Hi turbotadd:
It depends a bit on how accurate you need them to be.
The very best way is to cut them on the wire EDM.
The process involves building a jig to hold them but you can cut hundreds at a time, burr free, dead nuts square, to within a couple of microns with zero pain and almost zero effort if you're willing to build the jig.
If you have very few to do, you can make the jig pretty simple...a glorified Vee block is all it really takes.
If you have hundreds a vee block rapidly gets to be a royal PITA so the jig gets more elaborate but way less pain to run.
If you just need them OK but not great you can make a little grinding jig and just load the jig, snip the wire with side cutters then grind to length on the surface grinder.
You might be able to hit +/- 0.001" without too much pain doing it that way, and if you don't have a surface grinder you can harden the jig and then just hit the ends with a fine file until the file skates on the jig.
It'll eventually beat the snot out of the file, but they're cheap enough that it may not matter to you.
If you have to get rid of the burrs though, you're royally screwed...you'll spend way more time on the burrs than you will on the cutting.
The recommendation was made to cut them on the lathe.
This is certainly possible but it is the hardest way to get them accurate.
The problem is if you stick them out far enough to face the end and then cut the wire off at -0.125" the facing operation will fight you at every step and you risk chipping the corners of the insert.
You will also have a cutoff tit to deal with.
If you try to rough cut them and then face each end, you have to make some kind of stop to hold the second side of each one at the proper length so you can just rifle through them.
That's not easy to do but it IS possible with a little chuck like a Sherline 3 jaw.

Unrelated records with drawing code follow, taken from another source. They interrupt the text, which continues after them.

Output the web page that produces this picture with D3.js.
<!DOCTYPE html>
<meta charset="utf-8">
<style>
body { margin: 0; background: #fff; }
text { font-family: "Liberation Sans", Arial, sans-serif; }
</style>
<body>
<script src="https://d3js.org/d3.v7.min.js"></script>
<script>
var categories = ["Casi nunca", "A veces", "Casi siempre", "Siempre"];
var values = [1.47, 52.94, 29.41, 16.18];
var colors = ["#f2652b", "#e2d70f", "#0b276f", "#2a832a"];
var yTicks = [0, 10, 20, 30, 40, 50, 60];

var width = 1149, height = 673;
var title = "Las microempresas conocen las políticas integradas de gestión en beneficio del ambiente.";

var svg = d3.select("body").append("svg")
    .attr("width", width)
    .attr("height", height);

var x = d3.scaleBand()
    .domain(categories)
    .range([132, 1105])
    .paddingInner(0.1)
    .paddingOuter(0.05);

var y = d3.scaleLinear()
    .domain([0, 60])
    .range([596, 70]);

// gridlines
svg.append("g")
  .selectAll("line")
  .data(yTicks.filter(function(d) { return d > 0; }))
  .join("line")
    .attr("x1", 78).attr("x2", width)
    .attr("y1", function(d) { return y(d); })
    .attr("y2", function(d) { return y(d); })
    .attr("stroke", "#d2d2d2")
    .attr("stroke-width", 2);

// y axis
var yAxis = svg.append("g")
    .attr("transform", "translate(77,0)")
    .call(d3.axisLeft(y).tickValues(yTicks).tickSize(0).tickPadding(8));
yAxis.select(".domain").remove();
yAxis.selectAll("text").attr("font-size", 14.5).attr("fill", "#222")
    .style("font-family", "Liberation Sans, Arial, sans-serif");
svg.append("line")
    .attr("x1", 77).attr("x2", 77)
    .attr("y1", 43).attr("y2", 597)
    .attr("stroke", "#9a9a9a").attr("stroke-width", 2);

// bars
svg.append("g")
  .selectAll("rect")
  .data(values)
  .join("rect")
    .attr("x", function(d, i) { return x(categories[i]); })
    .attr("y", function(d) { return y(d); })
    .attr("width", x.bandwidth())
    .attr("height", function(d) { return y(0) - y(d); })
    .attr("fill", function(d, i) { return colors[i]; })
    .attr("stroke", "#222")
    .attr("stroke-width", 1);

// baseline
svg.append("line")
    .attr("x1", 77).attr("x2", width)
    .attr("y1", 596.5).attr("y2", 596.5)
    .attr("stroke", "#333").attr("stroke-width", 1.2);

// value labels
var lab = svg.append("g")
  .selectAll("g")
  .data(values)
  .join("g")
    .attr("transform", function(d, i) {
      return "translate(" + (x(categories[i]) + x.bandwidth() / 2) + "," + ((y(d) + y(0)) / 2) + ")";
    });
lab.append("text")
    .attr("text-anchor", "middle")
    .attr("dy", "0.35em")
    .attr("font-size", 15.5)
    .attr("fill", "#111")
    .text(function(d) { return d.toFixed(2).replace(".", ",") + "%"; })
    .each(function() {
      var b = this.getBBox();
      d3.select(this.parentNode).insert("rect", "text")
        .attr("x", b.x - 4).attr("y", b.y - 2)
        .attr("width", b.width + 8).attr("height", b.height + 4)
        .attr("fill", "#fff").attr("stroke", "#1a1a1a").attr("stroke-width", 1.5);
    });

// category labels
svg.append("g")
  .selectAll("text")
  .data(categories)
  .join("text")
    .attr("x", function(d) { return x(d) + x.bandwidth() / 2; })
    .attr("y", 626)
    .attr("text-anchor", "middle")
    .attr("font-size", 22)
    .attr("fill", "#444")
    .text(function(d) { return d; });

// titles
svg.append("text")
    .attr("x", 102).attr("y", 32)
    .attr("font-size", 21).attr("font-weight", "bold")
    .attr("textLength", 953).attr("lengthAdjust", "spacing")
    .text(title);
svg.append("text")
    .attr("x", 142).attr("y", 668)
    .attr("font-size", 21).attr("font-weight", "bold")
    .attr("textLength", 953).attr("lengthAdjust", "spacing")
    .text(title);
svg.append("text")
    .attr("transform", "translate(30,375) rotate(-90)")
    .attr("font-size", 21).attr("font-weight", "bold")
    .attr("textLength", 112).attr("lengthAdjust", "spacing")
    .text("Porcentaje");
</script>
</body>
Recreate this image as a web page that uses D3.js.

I know of no other 3 jaw that will grip something this small, and a collet is a non starter because you cannot control the length well.
Bottom line: if you've ever tried handling pieces of wire 0.026" diameter and 0.125" long, you'll quickly find out how hard it is to work with if you have normal sized fingers.
Half of them might well end up in the chip pan, never to be seen again, so budget that reality into your price.
Or farm them out to a wire shop if there are enough to justify what it takes to wire cut them.